#### [GIVEN INFORMATION]

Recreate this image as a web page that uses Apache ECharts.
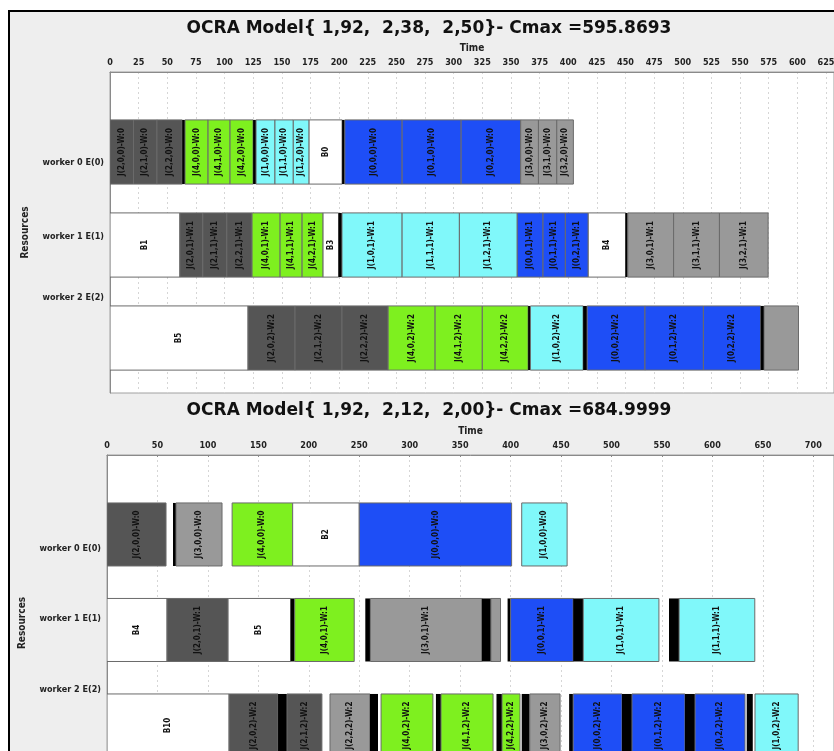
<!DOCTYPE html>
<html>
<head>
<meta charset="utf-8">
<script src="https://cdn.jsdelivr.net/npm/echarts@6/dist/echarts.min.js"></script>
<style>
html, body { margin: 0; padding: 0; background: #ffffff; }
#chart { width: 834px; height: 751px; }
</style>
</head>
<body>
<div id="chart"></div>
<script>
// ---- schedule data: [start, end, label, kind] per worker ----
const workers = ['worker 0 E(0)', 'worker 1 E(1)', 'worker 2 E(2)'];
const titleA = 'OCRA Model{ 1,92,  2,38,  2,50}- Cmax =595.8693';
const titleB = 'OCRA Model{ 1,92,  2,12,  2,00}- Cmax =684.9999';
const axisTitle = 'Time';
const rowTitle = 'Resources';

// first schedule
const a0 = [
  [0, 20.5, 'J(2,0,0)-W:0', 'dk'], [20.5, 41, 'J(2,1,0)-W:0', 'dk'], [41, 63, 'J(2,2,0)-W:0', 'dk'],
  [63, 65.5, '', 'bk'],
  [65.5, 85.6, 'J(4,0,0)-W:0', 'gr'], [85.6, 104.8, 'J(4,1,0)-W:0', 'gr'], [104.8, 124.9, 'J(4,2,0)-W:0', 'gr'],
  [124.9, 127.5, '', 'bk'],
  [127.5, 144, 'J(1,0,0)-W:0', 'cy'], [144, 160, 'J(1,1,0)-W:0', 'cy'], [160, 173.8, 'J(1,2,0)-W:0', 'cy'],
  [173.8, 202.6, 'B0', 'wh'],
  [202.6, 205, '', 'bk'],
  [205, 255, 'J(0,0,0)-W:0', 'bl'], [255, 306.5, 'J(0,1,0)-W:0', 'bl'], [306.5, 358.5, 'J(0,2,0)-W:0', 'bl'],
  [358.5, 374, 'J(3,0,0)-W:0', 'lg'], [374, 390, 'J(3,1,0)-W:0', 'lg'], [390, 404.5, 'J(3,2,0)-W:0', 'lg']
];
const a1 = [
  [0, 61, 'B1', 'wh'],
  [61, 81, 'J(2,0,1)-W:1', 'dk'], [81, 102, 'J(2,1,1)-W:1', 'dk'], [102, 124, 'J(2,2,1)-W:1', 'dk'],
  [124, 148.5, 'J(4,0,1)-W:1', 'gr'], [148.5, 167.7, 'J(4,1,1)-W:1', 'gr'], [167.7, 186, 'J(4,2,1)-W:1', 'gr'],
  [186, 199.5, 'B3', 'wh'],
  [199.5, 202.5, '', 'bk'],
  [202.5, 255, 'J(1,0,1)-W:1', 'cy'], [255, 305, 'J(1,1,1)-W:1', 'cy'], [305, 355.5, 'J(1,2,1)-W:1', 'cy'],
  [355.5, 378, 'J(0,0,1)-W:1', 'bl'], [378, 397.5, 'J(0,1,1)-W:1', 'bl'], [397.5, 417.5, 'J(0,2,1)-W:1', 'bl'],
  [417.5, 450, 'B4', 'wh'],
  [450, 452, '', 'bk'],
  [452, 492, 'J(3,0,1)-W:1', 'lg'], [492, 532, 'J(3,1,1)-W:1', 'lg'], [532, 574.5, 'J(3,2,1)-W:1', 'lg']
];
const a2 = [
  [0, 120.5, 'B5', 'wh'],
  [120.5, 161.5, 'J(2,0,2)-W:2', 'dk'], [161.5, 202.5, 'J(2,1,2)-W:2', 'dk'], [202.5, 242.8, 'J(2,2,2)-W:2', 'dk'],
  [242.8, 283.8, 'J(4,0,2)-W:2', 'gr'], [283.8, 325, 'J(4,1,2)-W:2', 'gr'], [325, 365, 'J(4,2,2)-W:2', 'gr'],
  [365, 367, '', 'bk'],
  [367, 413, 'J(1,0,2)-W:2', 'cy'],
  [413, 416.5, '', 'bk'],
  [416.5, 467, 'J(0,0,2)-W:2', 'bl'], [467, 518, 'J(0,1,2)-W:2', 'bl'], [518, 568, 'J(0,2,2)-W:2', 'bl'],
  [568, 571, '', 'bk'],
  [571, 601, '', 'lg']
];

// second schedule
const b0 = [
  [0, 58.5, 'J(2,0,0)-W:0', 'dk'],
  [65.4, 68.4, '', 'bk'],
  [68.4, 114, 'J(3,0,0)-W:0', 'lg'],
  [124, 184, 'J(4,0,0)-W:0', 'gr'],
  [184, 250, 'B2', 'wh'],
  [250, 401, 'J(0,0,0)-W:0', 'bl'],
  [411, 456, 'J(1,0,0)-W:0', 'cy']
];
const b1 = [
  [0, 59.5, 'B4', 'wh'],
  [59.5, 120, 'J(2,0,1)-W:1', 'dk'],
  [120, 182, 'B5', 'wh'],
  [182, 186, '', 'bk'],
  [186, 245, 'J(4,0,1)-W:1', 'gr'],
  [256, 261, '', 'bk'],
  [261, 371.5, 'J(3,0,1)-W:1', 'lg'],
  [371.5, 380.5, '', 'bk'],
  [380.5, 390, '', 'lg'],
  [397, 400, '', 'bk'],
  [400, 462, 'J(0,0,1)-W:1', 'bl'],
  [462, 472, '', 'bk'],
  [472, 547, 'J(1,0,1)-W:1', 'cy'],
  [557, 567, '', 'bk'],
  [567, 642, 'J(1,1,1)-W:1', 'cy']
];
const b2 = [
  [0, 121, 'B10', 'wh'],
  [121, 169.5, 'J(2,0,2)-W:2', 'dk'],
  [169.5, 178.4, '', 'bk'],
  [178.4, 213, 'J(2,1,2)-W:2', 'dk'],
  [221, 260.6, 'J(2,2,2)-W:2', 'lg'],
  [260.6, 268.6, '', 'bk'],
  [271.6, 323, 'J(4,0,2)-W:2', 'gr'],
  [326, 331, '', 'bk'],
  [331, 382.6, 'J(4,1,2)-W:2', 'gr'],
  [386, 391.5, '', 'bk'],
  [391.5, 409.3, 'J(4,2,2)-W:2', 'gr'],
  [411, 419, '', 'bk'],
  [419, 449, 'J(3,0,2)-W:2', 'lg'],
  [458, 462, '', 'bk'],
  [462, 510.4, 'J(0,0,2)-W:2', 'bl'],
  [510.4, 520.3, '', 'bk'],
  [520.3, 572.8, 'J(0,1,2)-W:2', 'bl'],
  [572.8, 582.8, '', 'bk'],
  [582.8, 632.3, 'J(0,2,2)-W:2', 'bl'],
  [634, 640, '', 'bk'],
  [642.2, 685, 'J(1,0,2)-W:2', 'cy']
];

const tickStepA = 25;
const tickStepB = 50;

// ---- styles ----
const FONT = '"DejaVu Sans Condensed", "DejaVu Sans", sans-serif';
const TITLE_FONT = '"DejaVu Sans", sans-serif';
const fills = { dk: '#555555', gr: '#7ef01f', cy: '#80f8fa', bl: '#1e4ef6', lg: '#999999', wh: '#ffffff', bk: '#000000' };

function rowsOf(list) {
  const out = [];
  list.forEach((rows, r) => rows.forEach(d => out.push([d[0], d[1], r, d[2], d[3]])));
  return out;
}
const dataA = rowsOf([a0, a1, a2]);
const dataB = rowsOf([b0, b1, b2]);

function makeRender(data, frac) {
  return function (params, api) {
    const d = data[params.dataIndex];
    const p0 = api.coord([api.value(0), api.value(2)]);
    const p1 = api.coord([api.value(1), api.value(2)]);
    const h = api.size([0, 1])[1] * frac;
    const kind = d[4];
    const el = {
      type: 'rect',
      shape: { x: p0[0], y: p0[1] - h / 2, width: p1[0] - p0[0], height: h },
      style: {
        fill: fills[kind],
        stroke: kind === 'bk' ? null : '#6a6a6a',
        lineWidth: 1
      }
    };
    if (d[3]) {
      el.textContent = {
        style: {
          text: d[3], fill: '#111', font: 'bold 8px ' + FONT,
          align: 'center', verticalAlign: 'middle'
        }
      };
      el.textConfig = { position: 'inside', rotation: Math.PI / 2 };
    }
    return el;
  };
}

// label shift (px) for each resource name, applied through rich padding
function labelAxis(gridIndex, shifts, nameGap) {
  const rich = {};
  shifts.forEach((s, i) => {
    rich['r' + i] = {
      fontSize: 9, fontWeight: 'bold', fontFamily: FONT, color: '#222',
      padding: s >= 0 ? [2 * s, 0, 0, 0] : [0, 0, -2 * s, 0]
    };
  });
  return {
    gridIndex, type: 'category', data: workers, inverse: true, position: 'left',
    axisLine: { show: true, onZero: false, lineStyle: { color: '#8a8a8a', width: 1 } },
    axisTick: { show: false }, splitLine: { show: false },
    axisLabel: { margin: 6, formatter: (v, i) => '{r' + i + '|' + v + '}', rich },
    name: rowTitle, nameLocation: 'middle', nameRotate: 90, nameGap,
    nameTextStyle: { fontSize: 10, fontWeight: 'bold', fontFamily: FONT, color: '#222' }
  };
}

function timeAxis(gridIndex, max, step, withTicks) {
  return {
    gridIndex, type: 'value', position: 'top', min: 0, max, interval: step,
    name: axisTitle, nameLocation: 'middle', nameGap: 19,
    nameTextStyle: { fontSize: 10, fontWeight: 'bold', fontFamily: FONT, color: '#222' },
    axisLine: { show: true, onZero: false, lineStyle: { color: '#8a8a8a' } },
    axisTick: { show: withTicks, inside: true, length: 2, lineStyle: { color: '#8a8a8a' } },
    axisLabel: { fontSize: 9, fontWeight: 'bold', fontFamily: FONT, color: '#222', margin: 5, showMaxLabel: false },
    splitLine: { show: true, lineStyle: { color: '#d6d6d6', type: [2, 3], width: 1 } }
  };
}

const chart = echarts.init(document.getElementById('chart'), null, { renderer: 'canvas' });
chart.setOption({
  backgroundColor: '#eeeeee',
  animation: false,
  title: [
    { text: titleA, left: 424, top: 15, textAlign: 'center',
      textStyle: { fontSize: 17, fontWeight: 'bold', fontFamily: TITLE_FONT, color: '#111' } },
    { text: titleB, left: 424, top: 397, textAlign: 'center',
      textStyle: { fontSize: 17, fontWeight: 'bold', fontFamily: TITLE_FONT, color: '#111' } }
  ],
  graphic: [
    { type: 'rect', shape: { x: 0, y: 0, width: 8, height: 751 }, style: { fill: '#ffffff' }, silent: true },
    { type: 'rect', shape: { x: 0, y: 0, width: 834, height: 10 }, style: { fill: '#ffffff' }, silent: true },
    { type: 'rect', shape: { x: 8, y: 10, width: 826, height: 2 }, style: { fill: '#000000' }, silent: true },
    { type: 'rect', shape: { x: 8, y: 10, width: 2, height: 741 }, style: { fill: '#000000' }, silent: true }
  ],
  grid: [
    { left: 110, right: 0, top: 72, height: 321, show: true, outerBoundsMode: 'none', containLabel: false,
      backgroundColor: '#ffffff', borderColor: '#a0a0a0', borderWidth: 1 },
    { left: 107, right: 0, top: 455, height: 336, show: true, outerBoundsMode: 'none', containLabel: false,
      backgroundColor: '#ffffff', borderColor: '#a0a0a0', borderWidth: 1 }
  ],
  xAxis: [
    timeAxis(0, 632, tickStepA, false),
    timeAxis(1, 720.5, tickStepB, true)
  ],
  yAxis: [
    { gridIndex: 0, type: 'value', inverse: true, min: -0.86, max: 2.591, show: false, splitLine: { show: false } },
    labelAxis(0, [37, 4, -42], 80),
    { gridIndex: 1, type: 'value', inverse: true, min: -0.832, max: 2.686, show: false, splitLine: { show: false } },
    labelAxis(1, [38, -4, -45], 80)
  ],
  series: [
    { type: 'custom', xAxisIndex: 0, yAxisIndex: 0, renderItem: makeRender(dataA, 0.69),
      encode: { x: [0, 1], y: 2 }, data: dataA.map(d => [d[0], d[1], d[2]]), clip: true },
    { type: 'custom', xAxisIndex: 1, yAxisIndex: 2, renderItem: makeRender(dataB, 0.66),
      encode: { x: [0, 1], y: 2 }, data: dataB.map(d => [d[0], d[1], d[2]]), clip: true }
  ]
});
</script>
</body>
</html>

#### [PROBLEM TO WORK ON]
Set the lines above down again, word for word, from the first through the one containing "const rowTitle = 'Resources';"; pictures excluded.

#### [EXERCISE ANSWER]
Recreate this image as a web page that uses Apache ECharts.
<!DOCTYPE html>
<html>
<head>
<meta charset="utf-8">
<script src="https://cdn.jsdelivr.net/npm/echarts@6/dist/echarts.min.js"></script>
<style>
html, body { margin: 0; padding: 0; background: #ffffff; }
#chart { width: 834px; height: 751px; }
</style>
</head>
<body>
<div id="chart"></div>
<script>
// ---- schedule data: [start, end, label, kind] per worker ----
const workers = ['worker 0 E(0)', 'worker 1 E(1)', 'worker 2 E(2)'];
const titleA = 'OCRA Model{ 1,92,  2,38,  2,50}- Cmax =595.8693';
const titleB = 'OCRA Model{ 1,92,  2,12,  2,00}- Cmax =684.9999';
const axisTitle = 'Time';
const rowTitle = 'Resources';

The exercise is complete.